# THE RECORDS
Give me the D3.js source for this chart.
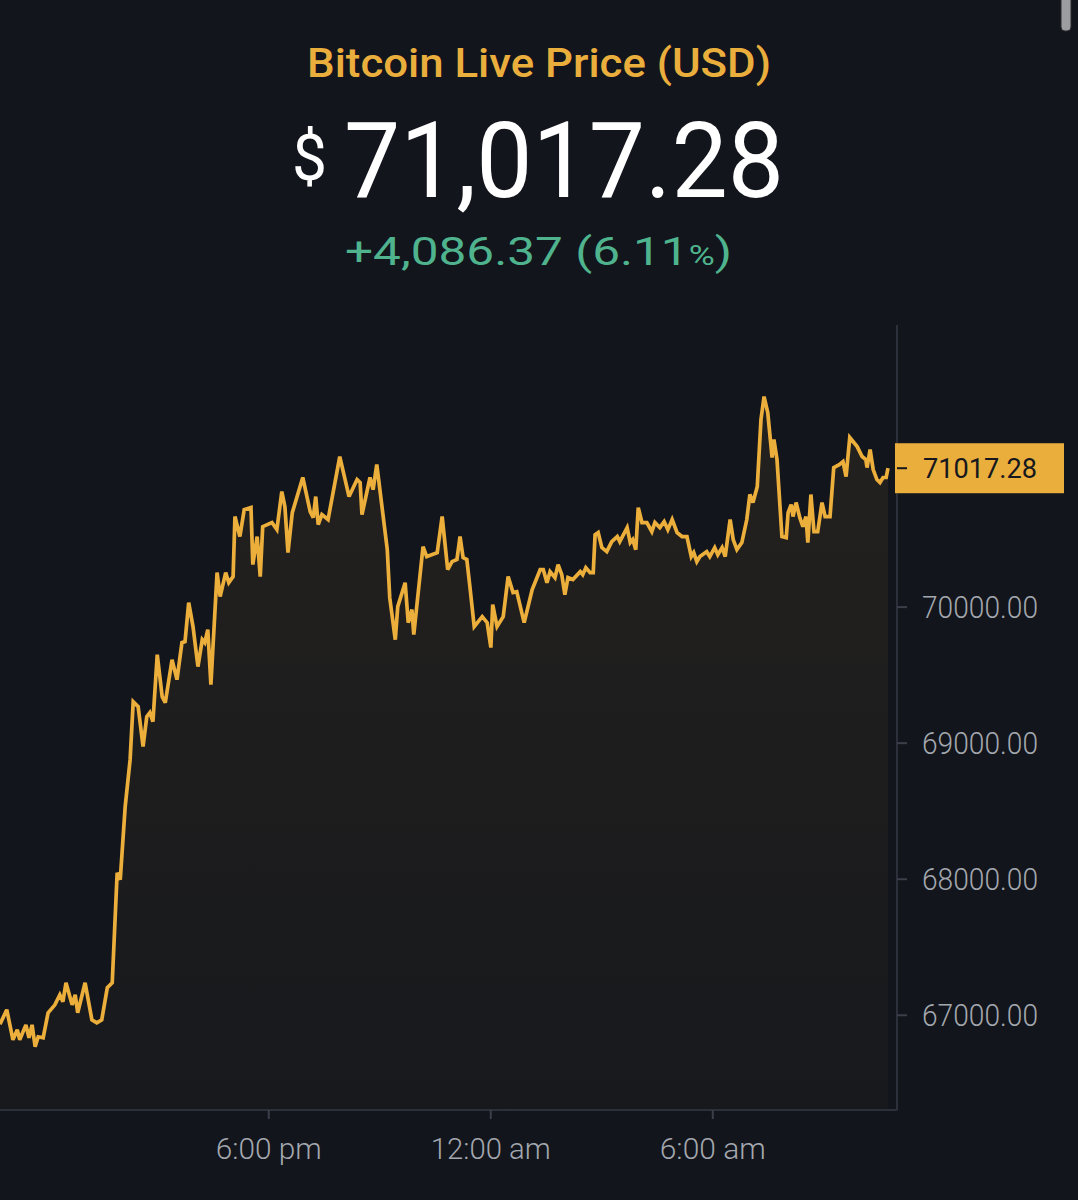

---

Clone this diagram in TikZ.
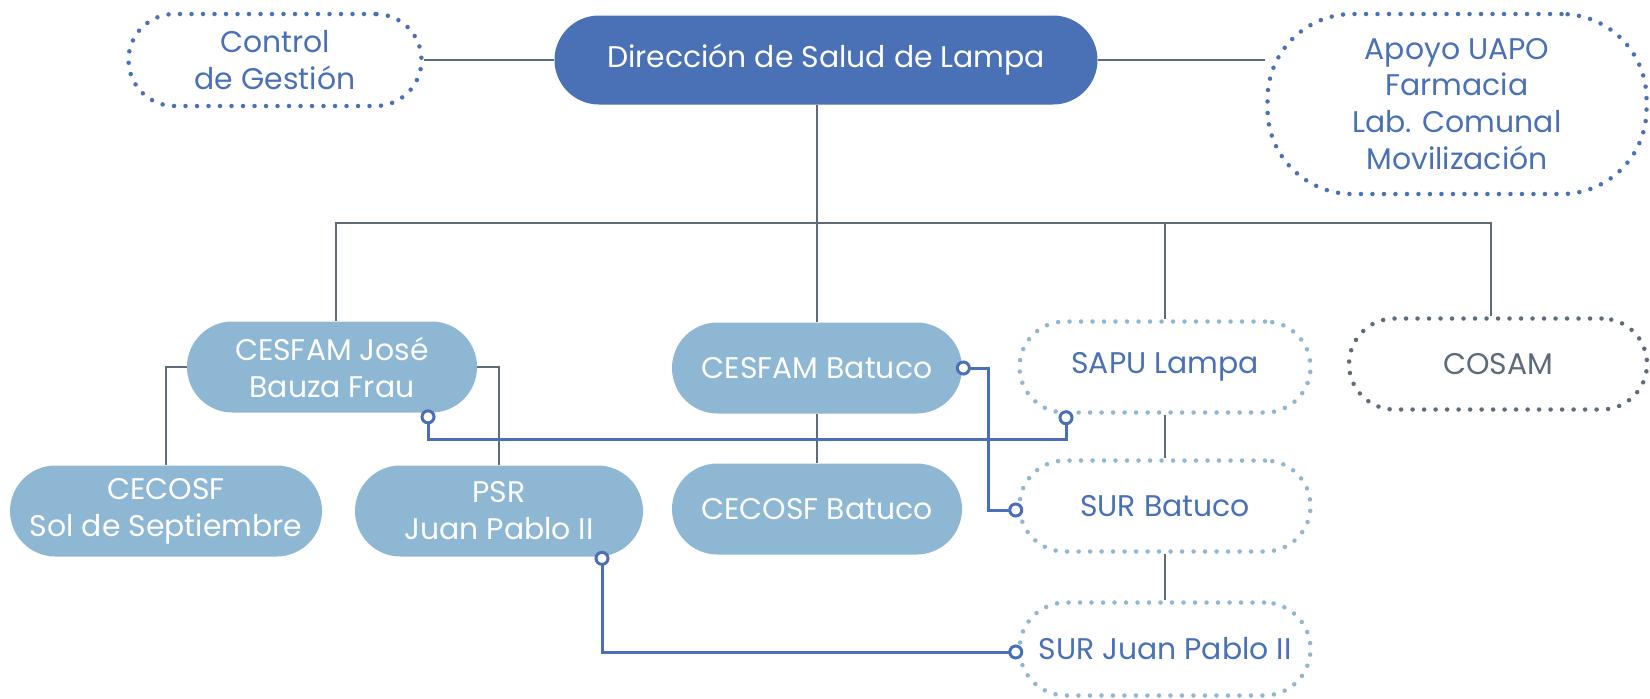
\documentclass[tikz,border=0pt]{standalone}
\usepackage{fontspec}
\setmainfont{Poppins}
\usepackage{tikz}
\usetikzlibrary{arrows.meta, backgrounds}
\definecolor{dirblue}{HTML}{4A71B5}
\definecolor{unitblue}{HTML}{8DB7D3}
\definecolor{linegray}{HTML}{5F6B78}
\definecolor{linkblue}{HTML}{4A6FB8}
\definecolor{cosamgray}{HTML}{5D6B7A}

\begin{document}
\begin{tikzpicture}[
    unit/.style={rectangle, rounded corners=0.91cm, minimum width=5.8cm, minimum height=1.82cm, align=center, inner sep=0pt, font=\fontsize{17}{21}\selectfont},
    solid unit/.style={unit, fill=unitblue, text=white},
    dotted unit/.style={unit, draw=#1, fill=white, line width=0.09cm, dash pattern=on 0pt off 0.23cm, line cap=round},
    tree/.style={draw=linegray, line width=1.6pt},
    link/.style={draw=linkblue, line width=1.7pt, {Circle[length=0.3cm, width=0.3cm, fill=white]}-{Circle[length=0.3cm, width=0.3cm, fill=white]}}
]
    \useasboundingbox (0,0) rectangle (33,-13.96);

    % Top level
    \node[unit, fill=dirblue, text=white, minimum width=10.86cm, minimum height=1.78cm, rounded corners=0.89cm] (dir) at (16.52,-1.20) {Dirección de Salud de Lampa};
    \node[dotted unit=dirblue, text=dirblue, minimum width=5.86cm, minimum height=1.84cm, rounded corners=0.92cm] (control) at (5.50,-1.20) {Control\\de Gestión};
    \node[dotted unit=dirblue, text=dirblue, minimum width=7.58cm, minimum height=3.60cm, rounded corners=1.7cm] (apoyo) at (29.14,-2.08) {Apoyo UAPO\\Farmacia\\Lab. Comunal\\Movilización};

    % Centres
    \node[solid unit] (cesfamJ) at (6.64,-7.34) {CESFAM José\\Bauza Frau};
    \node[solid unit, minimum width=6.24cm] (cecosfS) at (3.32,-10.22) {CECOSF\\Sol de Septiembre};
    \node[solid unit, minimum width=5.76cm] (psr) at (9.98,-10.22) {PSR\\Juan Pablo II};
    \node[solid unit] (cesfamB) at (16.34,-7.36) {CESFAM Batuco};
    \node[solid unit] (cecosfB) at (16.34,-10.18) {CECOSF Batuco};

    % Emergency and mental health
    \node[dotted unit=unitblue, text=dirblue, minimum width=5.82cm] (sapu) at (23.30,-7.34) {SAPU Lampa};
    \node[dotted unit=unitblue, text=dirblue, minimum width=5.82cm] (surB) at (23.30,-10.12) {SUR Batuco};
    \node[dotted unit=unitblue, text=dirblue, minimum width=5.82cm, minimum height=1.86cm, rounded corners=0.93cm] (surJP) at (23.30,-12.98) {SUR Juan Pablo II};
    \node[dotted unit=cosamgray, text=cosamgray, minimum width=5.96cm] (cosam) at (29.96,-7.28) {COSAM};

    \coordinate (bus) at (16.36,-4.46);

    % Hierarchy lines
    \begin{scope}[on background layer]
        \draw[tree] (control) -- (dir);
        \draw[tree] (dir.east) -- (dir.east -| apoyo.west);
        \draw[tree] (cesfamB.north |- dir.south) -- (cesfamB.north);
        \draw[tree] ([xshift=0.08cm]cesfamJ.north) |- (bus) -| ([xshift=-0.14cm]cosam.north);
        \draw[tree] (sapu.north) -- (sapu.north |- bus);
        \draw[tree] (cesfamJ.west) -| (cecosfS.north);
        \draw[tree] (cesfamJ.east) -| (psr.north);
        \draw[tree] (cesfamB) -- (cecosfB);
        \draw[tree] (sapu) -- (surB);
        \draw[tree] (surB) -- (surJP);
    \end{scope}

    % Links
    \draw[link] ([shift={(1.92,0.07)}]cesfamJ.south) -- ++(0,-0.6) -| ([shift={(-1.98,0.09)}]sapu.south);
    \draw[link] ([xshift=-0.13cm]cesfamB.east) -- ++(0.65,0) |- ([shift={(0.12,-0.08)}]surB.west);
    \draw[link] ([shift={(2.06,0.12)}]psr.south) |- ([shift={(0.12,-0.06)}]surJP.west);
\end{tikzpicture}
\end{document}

* * *

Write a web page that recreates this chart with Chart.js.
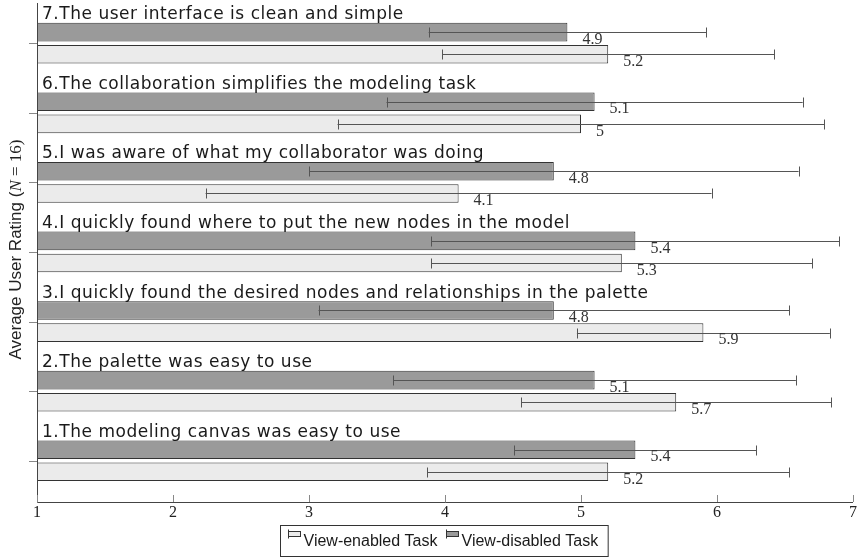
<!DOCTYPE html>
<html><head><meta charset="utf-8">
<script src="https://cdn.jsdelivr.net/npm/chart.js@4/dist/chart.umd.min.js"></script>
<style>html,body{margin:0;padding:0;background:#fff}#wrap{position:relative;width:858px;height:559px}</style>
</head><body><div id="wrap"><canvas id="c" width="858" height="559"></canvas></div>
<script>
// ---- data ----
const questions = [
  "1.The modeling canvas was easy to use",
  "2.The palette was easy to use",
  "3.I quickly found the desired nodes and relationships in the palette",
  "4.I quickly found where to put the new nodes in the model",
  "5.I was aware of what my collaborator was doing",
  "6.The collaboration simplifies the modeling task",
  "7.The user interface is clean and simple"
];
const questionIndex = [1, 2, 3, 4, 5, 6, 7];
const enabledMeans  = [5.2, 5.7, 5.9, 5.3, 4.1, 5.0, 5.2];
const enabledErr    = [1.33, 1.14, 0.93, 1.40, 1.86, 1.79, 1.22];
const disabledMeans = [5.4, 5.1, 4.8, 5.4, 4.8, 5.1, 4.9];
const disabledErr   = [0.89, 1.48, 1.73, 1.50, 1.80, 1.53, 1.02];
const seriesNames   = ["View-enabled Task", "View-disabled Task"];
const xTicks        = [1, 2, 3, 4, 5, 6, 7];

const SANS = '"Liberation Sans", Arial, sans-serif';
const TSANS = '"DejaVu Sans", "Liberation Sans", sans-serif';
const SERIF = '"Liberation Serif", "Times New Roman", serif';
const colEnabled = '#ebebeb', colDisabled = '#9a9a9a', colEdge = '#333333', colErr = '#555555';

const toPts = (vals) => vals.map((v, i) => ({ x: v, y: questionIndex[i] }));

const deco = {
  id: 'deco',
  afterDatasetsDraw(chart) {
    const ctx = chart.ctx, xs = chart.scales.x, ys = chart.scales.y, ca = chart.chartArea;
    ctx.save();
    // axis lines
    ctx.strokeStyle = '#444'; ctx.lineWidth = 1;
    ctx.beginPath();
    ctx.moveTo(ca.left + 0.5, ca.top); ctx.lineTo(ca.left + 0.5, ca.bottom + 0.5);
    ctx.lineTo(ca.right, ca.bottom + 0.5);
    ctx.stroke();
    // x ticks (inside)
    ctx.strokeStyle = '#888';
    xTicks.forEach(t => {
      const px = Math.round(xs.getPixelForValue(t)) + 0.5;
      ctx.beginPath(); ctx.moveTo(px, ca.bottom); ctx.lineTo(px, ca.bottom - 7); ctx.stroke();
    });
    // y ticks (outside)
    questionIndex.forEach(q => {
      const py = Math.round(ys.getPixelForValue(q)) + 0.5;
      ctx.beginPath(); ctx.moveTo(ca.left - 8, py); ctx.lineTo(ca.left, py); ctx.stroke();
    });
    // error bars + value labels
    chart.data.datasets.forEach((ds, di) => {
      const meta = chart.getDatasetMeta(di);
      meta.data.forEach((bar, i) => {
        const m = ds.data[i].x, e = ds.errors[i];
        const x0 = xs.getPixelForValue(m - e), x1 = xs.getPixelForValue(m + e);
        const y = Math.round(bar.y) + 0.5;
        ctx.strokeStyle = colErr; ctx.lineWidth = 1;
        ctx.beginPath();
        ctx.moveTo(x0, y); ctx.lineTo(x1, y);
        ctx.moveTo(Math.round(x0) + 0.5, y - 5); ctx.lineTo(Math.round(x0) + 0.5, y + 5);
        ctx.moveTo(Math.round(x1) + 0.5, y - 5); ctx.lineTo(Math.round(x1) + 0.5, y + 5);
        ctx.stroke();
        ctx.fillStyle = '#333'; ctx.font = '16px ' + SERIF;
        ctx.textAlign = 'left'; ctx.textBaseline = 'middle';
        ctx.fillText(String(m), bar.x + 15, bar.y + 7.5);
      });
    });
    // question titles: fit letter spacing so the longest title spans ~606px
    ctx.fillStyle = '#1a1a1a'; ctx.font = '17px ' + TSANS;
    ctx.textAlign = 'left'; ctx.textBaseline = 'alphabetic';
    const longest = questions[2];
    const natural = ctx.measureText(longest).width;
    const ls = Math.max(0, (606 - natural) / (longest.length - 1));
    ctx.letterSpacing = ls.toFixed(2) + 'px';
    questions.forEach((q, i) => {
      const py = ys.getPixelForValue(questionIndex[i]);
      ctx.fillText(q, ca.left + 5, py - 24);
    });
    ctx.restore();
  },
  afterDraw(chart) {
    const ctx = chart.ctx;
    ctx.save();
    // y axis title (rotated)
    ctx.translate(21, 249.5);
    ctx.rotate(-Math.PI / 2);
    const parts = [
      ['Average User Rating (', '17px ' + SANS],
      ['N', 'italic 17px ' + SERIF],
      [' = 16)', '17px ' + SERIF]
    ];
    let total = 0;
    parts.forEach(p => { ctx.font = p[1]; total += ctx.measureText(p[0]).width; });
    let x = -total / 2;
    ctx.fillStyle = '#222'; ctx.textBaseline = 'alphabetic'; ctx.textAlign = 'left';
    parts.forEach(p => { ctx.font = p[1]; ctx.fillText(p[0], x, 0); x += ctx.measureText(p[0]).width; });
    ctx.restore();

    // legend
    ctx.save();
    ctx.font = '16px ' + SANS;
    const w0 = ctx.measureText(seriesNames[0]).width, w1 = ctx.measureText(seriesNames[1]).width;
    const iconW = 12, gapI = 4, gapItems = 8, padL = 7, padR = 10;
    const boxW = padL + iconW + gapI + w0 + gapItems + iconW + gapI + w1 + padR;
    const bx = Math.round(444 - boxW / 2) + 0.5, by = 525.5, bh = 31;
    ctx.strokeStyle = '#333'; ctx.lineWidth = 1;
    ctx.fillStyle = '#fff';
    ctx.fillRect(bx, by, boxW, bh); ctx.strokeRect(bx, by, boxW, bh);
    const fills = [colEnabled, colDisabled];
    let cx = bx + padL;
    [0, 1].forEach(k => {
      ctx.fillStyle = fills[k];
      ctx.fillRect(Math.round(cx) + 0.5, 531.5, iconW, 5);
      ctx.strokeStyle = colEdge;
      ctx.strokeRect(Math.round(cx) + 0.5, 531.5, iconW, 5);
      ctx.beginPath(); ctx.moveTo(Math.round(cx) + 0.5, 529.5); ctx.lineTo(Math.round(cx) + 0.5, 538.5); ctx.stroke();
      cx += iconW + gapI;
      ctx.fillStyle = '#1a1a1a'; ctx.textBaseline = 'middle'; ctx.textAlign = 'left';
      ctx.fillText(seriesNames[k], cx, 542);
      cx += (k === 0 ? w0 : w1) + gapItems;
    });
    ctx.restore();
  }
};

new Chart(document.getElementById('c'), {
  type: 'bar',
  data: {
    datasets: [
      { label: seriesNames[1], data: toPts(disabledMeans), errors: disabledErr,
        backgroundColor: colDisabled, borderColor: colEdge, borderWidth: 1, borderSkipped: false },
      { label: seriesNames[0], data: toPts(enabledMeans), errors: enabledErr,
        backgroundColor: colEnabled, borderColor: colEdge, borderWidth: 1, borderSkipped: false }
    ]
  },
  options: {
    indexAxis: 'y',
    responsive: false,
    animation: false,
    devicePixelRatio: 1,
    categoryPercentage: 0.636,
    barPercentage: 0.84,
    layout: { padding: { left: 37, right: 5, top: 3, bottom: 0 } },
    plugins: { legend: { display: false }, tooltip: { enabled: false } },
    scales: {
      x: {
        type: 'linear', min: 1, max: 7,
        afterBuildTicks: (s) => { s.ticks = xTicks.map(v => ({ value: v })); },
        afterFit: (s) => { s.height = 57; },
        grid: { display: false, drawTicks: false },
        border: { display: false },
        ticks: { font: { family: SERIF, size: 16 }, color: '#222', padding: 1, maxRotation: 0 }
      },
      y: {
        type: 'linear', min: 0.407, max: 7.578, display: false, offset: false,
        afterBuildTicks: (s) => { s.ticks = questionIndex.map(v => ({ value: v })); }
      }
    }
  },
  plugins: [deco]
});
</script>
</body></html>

# THE TASK
The first line to copy holds "Write a web", and the last holds "const toPts = (vals)". Copy them and the lines between exactly, leaving out pictures.

# CORRECT OUTPUT
Write a web page that recreates this chart with Chart.js.
<!DOCTYPE html>
<html><head><meta charset="utf-8">
<script src="https://cdn.jsdelivr.net/npm/chart.js@4/dist/chart.umd.min.js"></script>
<style>html,body{margin:0;padding:0;background:#fff}#wrap{position:relative;width:858px;height:559px}</style>
</head><body><div id="wrap"><canvas id="c" width="858" height="559"></canvas></div>
<script>
// ---- data ----
const questions = [
  "1.The modeling canvas was easy to use",
  "2.The palette was easy to use",
  "3.I quickly found the desired nodes and relationships in the palette",
  "4.I quickly found where to put the new nodes in the model",
  "5.I was aware of what my collaborator was doing",
  "6.The collaboration simplifies the modeling task",
  "7.The user interface is clean and simple"
];
const questionIndex = [1, 2, 3, 4, 5, 6, 7];
const enabledMeans  = [5.2, 5.7, 5.9, 5.3, 4.1, 5.0, 5.2];
const enabledErr    = [1.33, 1.14, 0.93, 1.40, 1.86, 1.79, 1.22];
const disabledMeans = [5.4, 5.1, 4.8, 5.4, 4.8, 5.1, 4.9];
const disabledErr   = [0.89, 1.48, 1.73, 1.50, 1.80, 1.53, 1.02];
const seriesNames   = ["View-enabled Task", "View-disabled Task"];
const xTicks        = [1, 2, 3, 4, 5, 6, 7];

const SANS = '"Liberation Sans", Arial, sans-serif';
const TSANS = '"DejaVu Sans", "Liberation Sans", sans-serif';
const SERIF = '"Liberation Serif", "Times New Roman", serif';
const colEnabled = '#ebebeb', colDisabled = '#9a9a9a', colEdge = '#333333', colErr = '#555555';

const toPts = (vals) => vals.map((v, i) => ({ x: v, y: questionIndex[i] }));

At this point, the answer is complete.